The Basque separatist group in Spain, announced a permanent ceasefire after four decades of armed military resistance with the aim of "promoting a democratic process." Religious leaders in the country urged forgiveness. "The news prompted jubilation across the country, where ordinary citizens said they can hardly believe the end has come for a group blamed for more than 850 deaths," reported The Scotsman in March.

In Africa and Asia peace was breaking out far and wide. Cease fire agreements were signed between rebel groups and governments in Sudan, Burundi, Mali, and between feuding countries Nigeria and Cameroon with the help of the United Nations. In India and Uganda, unilateral cease fires were announced and peaceful talks sought by resistance groups responsible for tens of thousands of deaths.

India was again warming toward rival Pakistan this year and calling for progress on Kashmir. Both countries were exchanging ideas and proposals for some settlement to the dispute. By December, Pakistan President Musharraf floated a courageous policy idea calling for demilitarization, self-governance and joint management of the area that has seen thousands of killings from the conflict.
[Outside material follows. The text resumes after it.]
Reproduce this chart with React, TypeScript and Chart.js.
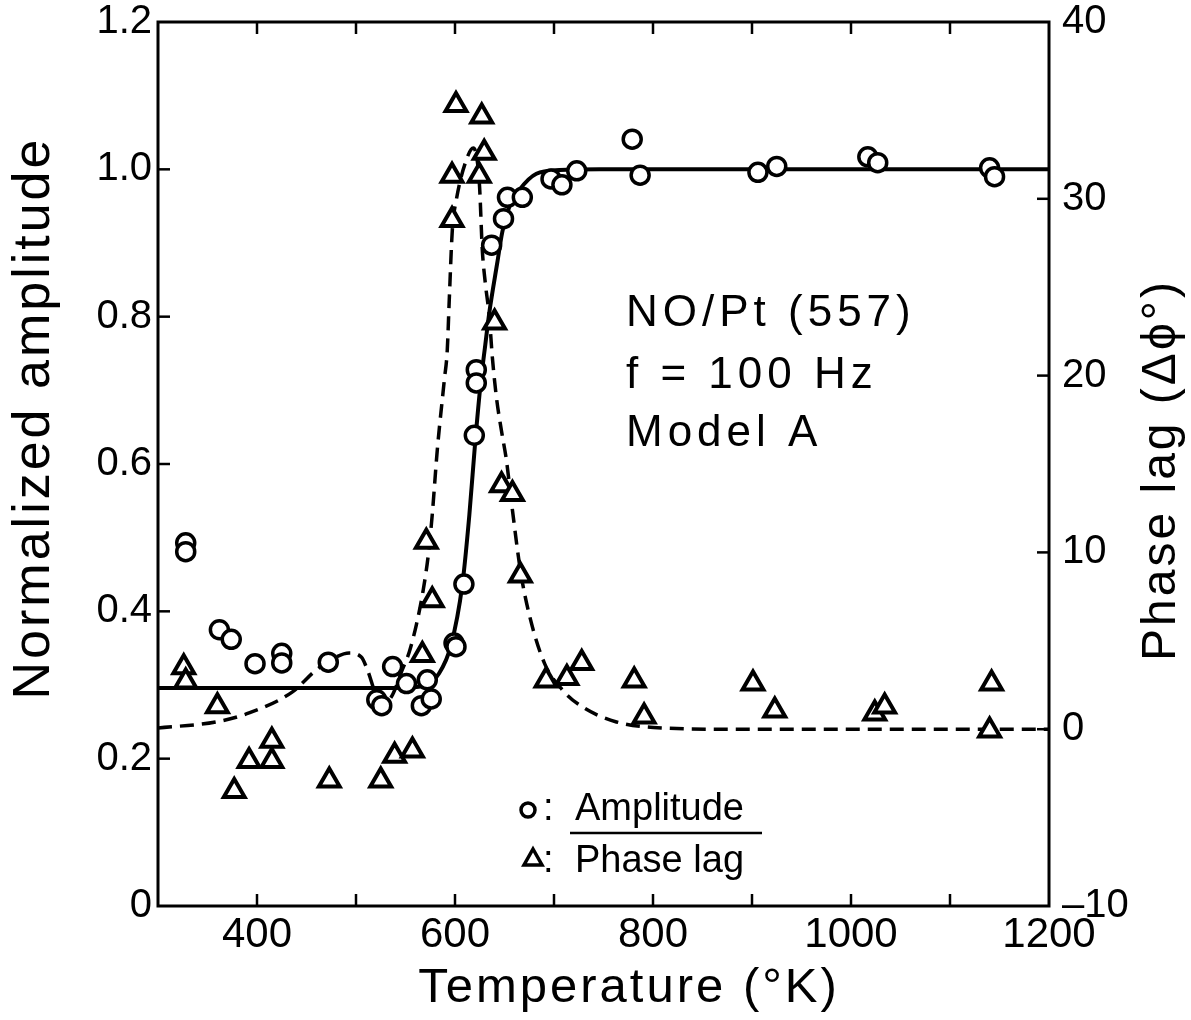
import React, { useEffect, useRef } from 'react';
import { Chart, registerables } from 'chart.js';

Chart.register(...registerables);

const FONT = '"Liberation Sans", "DejaVu Sans", Arial, sans-serif';

// Measured amplitude (circles)
const ampTemps = [328, 328, 362, 374, 398, 425, 425, 472, 521, 526, 537, 551, 566, 572, 576, 599, 601, 609, 619.5, 621.5, 621.5, 637, 649, 653, 668, 697, 708, 723, 779, 787, 906, 925, 1017, 1027, 1140, 1145];
const ampValues = [0.493, 0.481, 0.375, 0.362, 0.329, 0.343, 0.330, 0.331, 0.280, 0.272, 0.325, 0.302, 0.272, 0.307, 0.281, 0.357, 0.352, 0.437, 0.639, 0.728, 0.710, 0.897, 0.933, 0.962, 0.962, 0.987, 0.979, 0.998, 1.041, 0.992, 0.996, 1.004, 1.017, 1.009, 1.002, 0.990];

// Measured phase lag (triangles)
const phaseTemps = [326, 328, 360, 377, 392, 415, 415, 473, 525, 539, 557, 567, 571, 577, 597, 597, 601, 624.5, 627, 629.5, 640, 647, 658, 666, 692, 713, 728, 781, 791, 901, 923, 1024, 1034, 1142, 1140];
const phaseValues = [3.5, 2.7, 1.3, -3.5, -1.8, -1.8, -0.65, -2.9, -2.9, -1.5, -1.2, 4.2, 10.6, 7.3, 28.8, 31.3, 35.3, 31.3, 34.65, 32.6, 23.0, 13.8, 13.3, 8.7, 2.75, 2.9, 3.75, 2.75, 0.72, 2.58, 1.06, 0.89, 1.28, 2.58, -0.08];

// Model A amplitude curve (solid)
const ampCurveTemps = [300, 538.6, 569, 584, 596, 607.4, 614.5, 620.6, 625.7, 630.6, 634.7, 642.8, 647.8, 654.9, 665, 682.2, 705.5, 746, 1200];
const ampCurveValues = [0.296, 0.296, 0.299, 0.316, 0.354, 0.436, 0.531, 0.633, 0.707, 0.762, 0.806, 0.874, 0.915, 0.949, 0.972, 0.994, 0.999, 1.0, 1.0];

// Model A phase curve (dashed)
const phaseCurveTemps = [300, 358.6, 392, 435.5, 459.8, 478, 493.1, 505.3, 512.3, 518.4, 525.5, 535.6, 546.7, 553.8, 560.9, 567.9, 573, 577, 582.1, 589.2, 592.2, 594.2, 597.3, 601.3, 611.4, 618.5, 624.6, 627.6, 630.6, 634.7, 637.7, 641.8, 646.8, 651.9, 658, 666, 675.1, 690.3, 708.5, 728.7, 763.1, 809.6, 877.4, 1200];
const phaseCurveValues = [0.07, 0.41, 0.92, 2.10, 3.35, 4.03, 4.31, 4.08, 3.24, 2.22, 1.48, 1.82, 3.35, 4.37, 5.89, 7.87, 9.85, 12.12, 15.79, 19.75, 21.45, 24.28, 28.24, 29.93, 32.19, 32.87, 30.89, 27.10, 25.24, 23.31, 21.05, 18.79, 16.92, 15.23, 12.40, 9.00, 6.46, 3.74, 2.22, 1.26, 0.41, 0.07, 0.0, 0.0];

const xLabelValues = [400, 600, 800, 1000, 1200];

const annotationLines = ['NO/Pt (557)', 'f = 100 Hz', 'Model A'];
const legendLabels = ['Amplitude', 'Phase lag'];
const xTitle = 'Temperature (°K)';
const yTitle = 'Normalized amplitude';
const y2Title = 'Phase lag (Δϕ°)';

const zip = (xs: number[], ys: number[]) => xs.map((x, i) => ({ x, y: ys[i] }));

const frameTicks = {
  id: 'frameTicks',
  afterDatasetsDraw(chart: any) {
    const { ctx, chartArea: a, scales } = chart;
    ctx.save();
    ctx.strokeStyle = '#000';
    ctx.lineWidth = 3;
    ctx.strokeRect(a.left, a.top, a.right - a.left, a.bottom - a.top);
    ctx.lineWidth = 2.5;
    const L = 12;
    const seg = (x1: number, y1: number, x2: number, y2: number) => {
      ctx.beginPath();
      ctx.moveTo(x1, y1);
      ctx.lineTo(x2, y2);
      ctx.stroke();
    };
    scales.x.ticks.forEach((t: any) => {
      if (t.value <= scales.x.min || t.value >= scales.x.max) return;
      const px = scales.x.getPixelForValue(t.value);
      seg(px, a.bottom, px, a.bottom - L);
      seg(px, a.top, px, a.top + L);
    });
    scales.y.ticks.forEach((t: any) => {
      if (t.value <= scales.y.min || t.value >= scales.y.max) return;
      const py = scales.y.getPixelForValue(t.value);
      seg(a.left, py, a.left + L, py);
    });
    scales.y2.ticks.forEach((t: any) => {
      if (t.value <= scales.y2.min || t.value >= scales.y2.max) return;
      const py = scales.y2.getPixelForValue(t.value);
      seg(a.right, py, a.right - L, py);
    });
    ctx.restore();
  },
};

const textLayer = {
  id: 'textLayer',
  afterDraw(chart: any) {
    const { ctx } = chart;
    ctx.save();
    ctx.fillStyle = '#000';
    ctx.strokeStyle = '#000';

    // axis titles
    ctx.letterSpacing = '3px';
    ctx.textAlign = 'center';
    ctx.textBaseline = 'middle';
    ctx.font = `52px ${FONT}`;
    ctx.save();
    ctx.translate(35, 418);
    ctx.rotate(-Math.PI / 2);
    ctx.fillText(yTitle, 0, 0);
    ctx.restore();

    ctx.save();
    ctx.font = `48px ${FONT}`;
    ctx.translate(1162, 470);
    ctx.rotate(-Math.PI / 2);
    ctx.fillText(y2Title, 0, 0);
    ctx.restore();

    ctx.font = `49px ${FONT}`;
    ctx.fillText(xTitle, 629, 988);

    // annotation
    ctx.letterSpacing = '5px';
    ctx.textAlign = 'left';
    ctx.textBaseline = 'alphabetic';
    ctx.font = `44px ${FONT}`;
    const baselines = [326, 388, 446];
    annotationLines.forEach((s, i) => ctx.fillText(s, 626, baselines[i]));

    // legend
    ctx.letterSpacing = '0px';
    ctx.font = `38px ${FONT}`;
    ctx.fillText(':', 543, 820);
    ctx.fillText(':', 543, 872);
    ctx.fillText(legendLabels[0], 575, 820);
    ctx.fillText(legendLabels[1], 575, 872);
    ctx.lineWidth = 3.5;
    ctx.beginPath();
    ctx.arc(528, 810, 7, 0, Math.PI * 2);
    ctx.stroke();
    ctx.beginPath();
    ctx.moveTo(533, 849);
    ctx.lineTo(542, 865);
    ctx.lineTo(524, 865);
    ctx.closePath();
    ctx.stroke();
    ctx.lineWidth = 2.5;
    ctx.beginPath();
    ctx.moveTo(570, 833);
    ctx.lineTo(762, 833);
    ctx.stroke();
    ctx.restore();
  },
};

export default function App() {
  const canvasRef = useRef<HTMLCanvasElement | null>(null);

  useEffect(() => {
    const canvas = canvasRef.current;
    if (!canvas) return;
    const chart = new Chart(canvas, {
      type: 'line',
      data: {
        datasets: [
          {
            label: 'Amplitude',
            data: zip(ampTemps, ampValues),
            yAxisID: 'y',
            showLine: false,
            pointStyle: 'circle',
            pointRadius: 9,
            pointHoverRadius: 9,
            pointBorderWidth: 3.5,
            pointBorderColor: '#000',
            pointBackgroundColor: '#fff',
            borderColor: '#000',
          },
          {
            label: 'Phase lag',
            data: zip(phaseTemps, phaseValues),
            yAxisID: 'y2',
            showLine: false,
            pointStyle: 'triangle',
            pointRadius: 12,
            pointHoverRadius: 12,
            pointBorderWidth: 4,
            pointBorderColor: '#000',
            pointBackgroundColor: '#fff',
            borderColor: '#000',
          },
          {
            label: 'Amplitude model',
            data: zip(ampCurveTemps, ampCurveValues),
            yAxisID: 'y',
            borderColor: '#000',
            borderWidth: 4,
            pointRadius: 0,
            pointHoverRadius: 0,
            fill: false,
            cubicInterpolationMode: 'monotone',
          },
          {
            label: 'Phase model',
            data: zip(phaseCurveTemps, phaseCurveValues),
            yAxisID: 'y2',
            borderColor: '#000',
            borderWidth: 3.5,
            borderDash: [14, 8],
            pointRadius: 0,
            pointHoverRadius: 0,
            fill: false,
            cubicInterpolationMode: 'monotone',
          },
        ],
      },
      options: {
        responsive: false,
        animation: false,
        events: [],
        layout: { padding: { top: 22, left: 0, right: 0, bottom: 0 } },
        plugins: { legend: { display: false }, tooltip: { enabled: false } },
        scales: {
          x: {
            type: 'linear',
            min: 300,
            max: 1200,
            grid: { display: false, drawTicks: false },
            border: { display: false },
            ticks: {
              stepSize: 100,
              autoSkip: false,
              maxRotation: 0,
              padding: 8,
              color: '#000',
              font: { family: FONT, size: 42, lineHeight: 1 },
              callback: (v: any) => (xLabelValues.includes(Number(v)) ? String(v) : ''),
            },
            afterFit: (s: any) => { s.height = 114; },
          },
          y: {
            type: 'linear',
            position: 'left',
            min: 0,
            max: 1.2,
            grid: { display: false, drawTicks: false },
            border: { display: false },
            ticks: {
              stepSize: 0.2,
              padding: 6,
              color: '#000',
              font: { family: FONT, size: 40, lineHeight: 0.3 },
              callback: (v: any) => (Math.abs(Number(v)) < 1e-9 ? '0' : Number(v).toFixed(1)),
            },
            afterFit: (s: any) => { s.width = 158; },
          },
          y2: {
            type: 'linear',
            position: 'right',
            min: -10,
            max: 40,
            grid: { display: false, drawTicks: false },
            border: { display: false },
            ticks: {
              stepSize: 10,
              padding: 13,
              color: '#000',
              font: { family: FONT, size: 40, lineHeight: 0.3 },
              callback: (v: any) => (Number(v) < 0 ? '–' + Math.abs(Number(v)) : String(v)),
            },
            afterFit: (s: any) => { s.width = 142; },
          },
        },
      },
      plugins: [frameTicks, textLayer],
    } as any);
    return () => chart.destroy();
  }, []);

  return (
    <div style={{ position: 'absolute', left: 0, top: 0, width: 1191, height: 1020, background: '#fff' }}>
      <canvas ref={canvasRef} width={1191} height={1020} style={{ width: 1191, height: 1020, display: 'block' }} />
    </div>
  );
}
Five former Soviet republics committed themselves to never acquiring, manufacturing, possessing, or testing nuclear weapons by signing a treaty in September to create a Central Asian nuclear-weapon-free zone.

Disarmament took place in the Democratic Republic of Congo in June as 1,100 former militia members arrived at transit sites and were given some supplies, money and a certificate for rejoining a community of their choice, under a UN led program. "I have surrendered my weapons at last, to help rebuild my country," Ngajole Lipri, one of the disarmed militia leaders, said. 18 children, including one girl, were among the soldiers.

And if that weren’t enough peace for you, an ancient Silk Road reopened high in the Himalayas this summer marking the beginning of a new era in trade and diplomatic relations between massive neighbors China and India after more than 40 years of war, mistrust and suspicion.